_Short exercise_. Find the line that contains "Recreate this image". Then set down that line and all the lines after it, to the end of the records, exactly and with nothing added.
--- Data rows ---
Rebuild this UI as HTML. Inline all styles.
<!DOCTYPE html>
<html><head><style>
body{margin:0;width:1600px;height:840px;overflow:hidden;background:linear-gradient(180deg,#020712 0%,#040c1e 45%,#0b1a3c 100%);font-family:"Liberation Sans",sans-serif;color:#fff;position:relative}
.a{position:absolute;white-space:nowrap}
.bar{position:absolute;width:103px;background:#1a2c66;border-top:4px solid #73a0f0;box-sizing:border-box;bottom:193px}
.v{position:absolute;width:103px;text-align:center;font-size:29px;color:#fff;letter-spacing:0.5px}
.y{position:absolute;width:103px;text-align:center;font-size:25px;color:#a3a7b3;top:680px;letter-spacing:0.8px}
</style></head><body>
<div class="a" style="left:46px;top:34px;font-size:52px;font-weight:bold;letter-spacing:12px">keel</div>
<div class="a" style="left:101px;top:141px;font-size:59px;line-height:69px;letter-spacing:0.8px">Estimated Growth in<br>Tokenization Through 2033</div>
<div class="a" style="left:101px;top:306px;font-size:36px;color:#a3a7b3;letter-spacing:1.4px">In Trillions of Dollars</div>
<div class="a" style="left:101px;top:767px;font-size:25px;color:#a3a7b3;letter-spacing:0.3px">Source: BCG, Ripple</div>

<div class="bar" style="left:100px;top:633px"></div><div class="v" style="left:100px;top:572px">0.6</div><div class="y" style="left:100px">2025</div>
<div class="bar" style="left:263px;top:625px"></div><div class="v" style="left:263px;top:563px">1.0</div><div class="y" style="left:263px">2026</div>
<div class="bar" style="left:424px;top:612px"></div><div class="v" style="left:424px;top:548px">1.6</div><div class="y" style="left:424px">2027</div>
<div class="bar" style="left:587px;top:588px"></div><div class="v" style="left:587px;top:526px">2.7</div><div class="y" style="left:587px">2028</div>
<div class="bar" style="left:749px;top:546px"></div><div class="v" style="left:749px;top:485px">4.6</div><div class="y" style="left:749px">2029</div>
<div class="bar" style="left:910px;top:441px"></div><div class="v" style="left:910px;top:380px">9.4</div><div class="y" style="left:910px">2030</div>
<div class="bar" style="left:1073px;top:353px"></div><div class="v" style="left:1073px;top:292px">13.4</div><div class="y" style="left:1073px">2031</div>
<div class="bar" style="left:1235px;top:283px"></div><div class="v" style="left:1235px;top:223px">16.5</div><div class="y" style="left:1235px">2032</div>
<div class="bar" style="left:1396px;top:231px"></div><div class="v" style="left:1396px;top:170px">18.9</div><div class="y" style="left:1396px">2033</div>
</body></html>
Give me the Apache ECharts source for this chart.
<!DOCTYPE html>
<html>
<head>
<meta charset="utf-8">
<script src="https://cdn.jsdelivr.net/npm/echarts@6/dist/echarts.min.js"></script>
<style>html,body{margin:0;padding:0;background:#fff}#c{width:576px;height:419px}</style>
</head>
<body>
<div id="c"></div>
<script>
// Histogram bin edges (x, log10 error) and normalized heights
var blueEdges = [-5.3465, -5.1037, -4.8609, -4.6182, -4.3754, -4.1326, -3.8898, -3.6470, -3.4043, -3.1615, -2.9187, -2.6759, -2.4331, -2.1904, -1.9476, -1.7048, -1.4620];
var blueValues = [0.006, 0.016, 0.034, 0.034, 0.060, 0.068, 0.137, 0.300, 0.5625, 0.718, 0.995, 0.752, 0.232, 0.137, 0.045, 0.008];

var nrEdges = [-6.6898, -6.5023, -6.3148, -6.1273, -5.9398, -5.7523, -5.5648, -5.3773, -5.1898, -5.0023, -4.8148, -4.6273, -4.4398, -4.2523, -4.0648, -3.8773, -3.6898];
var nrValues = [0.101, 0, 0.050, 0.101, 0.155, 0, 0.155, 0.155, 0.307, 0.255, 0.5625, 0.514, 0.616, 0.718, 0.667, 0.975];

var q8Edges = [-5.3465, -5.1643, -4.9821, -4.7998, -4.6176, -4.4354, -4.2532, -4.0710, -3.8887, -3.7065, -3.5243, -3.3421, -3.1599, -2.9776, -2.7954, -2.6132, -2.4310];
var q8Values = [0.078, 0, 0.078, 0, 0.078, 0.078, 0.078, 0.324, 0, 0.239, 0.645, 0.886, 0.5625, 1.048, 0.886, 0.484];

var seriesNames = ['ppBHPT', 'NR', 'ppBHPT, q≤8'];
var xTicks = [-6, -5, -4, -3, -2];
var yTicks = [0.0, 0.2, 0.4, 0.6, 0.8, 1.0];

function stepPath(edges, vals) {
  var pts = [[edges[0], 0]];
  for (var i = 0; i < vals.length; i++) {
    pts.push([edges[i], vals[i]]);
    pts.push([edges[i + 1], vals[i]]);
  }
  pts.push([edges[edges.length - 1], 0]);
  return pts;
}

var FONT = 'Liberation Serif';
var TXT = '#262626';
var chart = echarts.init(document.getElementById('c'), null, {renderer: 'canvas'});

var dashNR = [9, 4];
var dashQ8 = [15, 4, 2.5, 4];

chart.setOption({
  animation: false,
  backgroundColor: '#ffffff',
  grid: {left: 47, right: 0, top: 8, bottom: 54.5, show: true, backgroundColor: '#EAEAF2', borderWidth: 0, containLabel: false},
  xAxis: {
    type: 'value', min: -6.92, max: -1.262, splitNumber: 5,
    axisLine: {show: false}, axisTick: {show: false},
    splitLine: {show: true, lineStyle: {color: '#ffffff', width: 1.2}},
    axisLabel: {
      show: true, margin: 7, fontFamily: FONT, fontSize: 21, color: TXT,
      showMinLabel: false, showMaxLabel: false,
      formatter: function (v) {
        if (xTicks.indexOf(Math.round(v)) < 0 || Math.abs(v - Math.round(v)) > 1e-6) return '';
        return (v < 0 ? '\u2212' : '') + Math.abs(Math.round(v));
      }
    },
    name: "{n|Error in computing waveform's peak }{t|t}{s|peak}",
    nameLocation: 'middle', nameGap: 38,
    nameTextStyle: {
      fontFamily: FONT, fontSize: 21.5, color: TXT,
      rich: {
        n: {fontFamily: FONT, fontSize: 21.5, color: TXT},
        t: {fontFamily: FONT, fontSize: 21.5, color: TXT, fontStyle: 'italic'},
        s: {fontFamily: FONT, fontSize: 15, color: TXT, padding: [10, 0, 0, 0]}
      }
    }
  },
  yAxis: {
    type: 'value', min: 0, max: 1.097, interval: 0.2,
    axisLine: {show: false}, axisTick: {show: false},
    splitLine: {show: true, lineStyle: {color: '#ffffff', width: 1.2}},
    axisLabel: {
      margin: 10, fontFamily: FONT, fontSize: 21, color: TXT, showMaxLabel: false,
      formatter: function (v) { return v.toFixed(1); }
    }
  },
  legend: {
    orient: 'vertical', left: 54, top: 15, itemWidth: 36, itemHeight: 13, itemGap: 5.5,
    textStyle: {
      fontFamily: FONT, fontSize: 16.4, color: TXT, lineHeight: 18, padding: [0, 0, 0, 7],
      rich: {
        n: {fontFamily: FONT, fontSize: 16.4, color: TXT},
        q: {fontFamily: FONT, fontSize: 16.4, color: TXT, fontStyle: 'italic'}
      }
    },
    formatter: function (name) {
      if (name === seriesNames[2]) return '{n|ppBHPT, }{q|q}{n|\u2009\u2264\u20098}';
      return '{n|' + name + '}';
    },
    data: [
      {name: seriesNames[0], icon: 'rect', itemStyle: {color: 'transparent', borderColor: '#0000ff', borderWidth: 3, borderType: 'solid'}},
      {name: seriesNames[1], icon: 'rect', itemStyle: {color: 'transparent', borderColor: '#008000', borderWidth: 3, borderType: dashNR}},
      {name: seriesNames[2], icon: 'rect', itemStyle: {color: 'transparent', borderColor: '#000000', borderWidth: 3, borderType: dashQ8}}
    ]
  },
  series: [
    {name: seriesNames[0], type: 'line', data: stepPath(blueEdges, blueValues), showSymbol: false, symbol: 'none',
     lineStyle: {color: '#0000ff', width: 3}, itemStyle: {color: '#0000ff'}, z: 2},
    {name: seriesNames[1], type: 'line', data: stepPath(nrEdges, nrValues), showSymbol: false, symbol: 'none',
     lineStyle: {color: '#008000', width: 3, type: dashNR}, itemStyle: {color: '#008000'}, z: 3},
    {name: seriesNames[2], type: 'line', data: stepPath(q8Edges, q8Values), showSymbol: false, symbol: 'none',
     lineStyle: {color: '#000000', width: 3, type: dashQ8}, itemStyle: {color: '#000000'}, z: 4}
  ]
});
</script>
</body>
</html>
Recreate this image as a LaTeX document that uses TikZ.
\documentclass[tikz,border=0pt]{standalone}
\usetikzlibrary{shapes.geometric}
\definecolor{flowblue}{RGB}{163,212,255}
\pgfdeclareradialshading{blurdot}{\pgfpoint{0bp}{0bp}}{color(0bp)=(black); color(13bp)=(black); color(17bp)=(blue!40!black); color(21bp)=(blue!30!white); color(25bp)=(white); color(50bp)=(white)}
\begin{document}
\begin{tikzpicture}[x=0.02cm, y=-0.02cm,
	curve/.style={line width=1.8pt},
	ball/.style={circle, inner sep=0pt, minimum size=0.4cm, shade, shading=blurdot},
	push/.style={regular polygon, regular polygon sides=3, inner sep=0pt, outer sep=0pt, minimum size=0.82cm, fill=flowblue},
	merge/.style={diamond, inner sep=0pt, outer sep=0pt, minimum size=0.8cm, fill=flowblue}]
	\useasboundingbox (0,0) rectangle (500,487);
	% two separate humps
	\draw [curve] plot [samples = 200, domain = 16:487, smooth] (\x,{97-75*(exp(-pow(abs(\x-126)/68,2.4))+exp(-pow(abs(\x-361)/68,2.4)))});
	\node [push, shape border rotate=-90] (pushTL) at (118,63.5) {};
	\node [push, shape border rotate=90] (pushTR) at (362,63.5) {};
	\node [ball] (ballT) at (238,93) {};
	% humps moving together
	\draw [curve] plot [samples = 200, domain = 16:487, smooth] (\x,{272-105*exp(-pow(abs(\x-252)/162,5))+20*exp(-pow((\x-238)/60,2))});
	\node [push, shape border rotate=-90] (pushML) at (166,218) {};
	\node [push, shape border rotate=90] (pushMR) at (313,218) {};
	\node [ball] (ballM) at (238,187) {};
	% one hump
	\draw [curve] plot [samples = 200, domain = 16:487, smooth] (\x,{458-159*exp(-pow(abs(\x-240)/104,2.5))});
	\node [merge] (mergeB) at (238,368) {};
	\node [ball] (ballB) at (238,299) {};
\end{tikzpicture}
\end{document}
---
_Solved exercise_.
Recreate this image as a LaTeX document that uses TikZ.
\documentclass[tikz,border=0pt]{standalone}
\usetikzlibrary{shapes.geometric}
\definecolor{flowblue}{RGB}{163,212,255}
\pgfdeclareradialshading{blurdot}{\pgfpoint{0bp}{0bp}}{color(0bp)=(black); color(13bp)=(black); color(17bp)=(blue!40!black); color(21bp)=(blue!30!white); color(25bp)=(white); color(50bp)=(white)}
\begin{document}
\begin{tikzpicture}[x=0.02cm, y=-0.02cm,
	curve/.style={line width=1.8pt},
	ball/.style={circle, inner sep=0pt, minimum size=0.4cm, shade, shading=blurdot},
	push/.style={regular polygon, regular polygon sides=3, inner sep=0pt, outer sep=0pt, minimum size=0.82cm, fill=flowblue},
	merge/.style={diamond, inner sep=0pt, outer sep=0pt, minimum size=0.8cm, fill=flowblue}]
	\useasboundingbox (0,0) rectangle (500,487);
	% two separate humps
	\draw [curve] plot [samples = 200, domain = 16:487, smooth] (\x,{97-75*(exp(-pow(abs(\x-126)/68,2.4))+exp(-pow(abs(\x-361)/68,2.4)))});
	\node [push, shape border rotate=-90] (pushTL) at (118,63.5) {};
	\node [push, shape border rotate=90] (pushTR) at (362,63.5) {};
	\node [ball] (ballT) at (238,93) {};
	% humps moving together
	\draw [curve] plot [samples = 200, domain = 16:487, smooth] (\x,{272-105*exp(-pow(abs(\x-252)/162,5))+20*exp(-pow((\x-238)/60,2))});
	\node [push, shape border rotate=-90] (pushML) at (166,218) {};
	\node [push, shape border rotate=90] (pushMR) at (313,218) {};
	\node [ball] (ballM) at (238,187) {};
	% one hump
	\draw [curve] plot [samples = 200, domain = 16:487, smooth] (\x,{458-159*exp(-pow(abs(\x-240)/104,2.5))});
	\node [merge] (mergeB) at (238,368) {};
	\node [ball] (ballB) at (238,299) {};
\end{tikzpicture}
\end{document}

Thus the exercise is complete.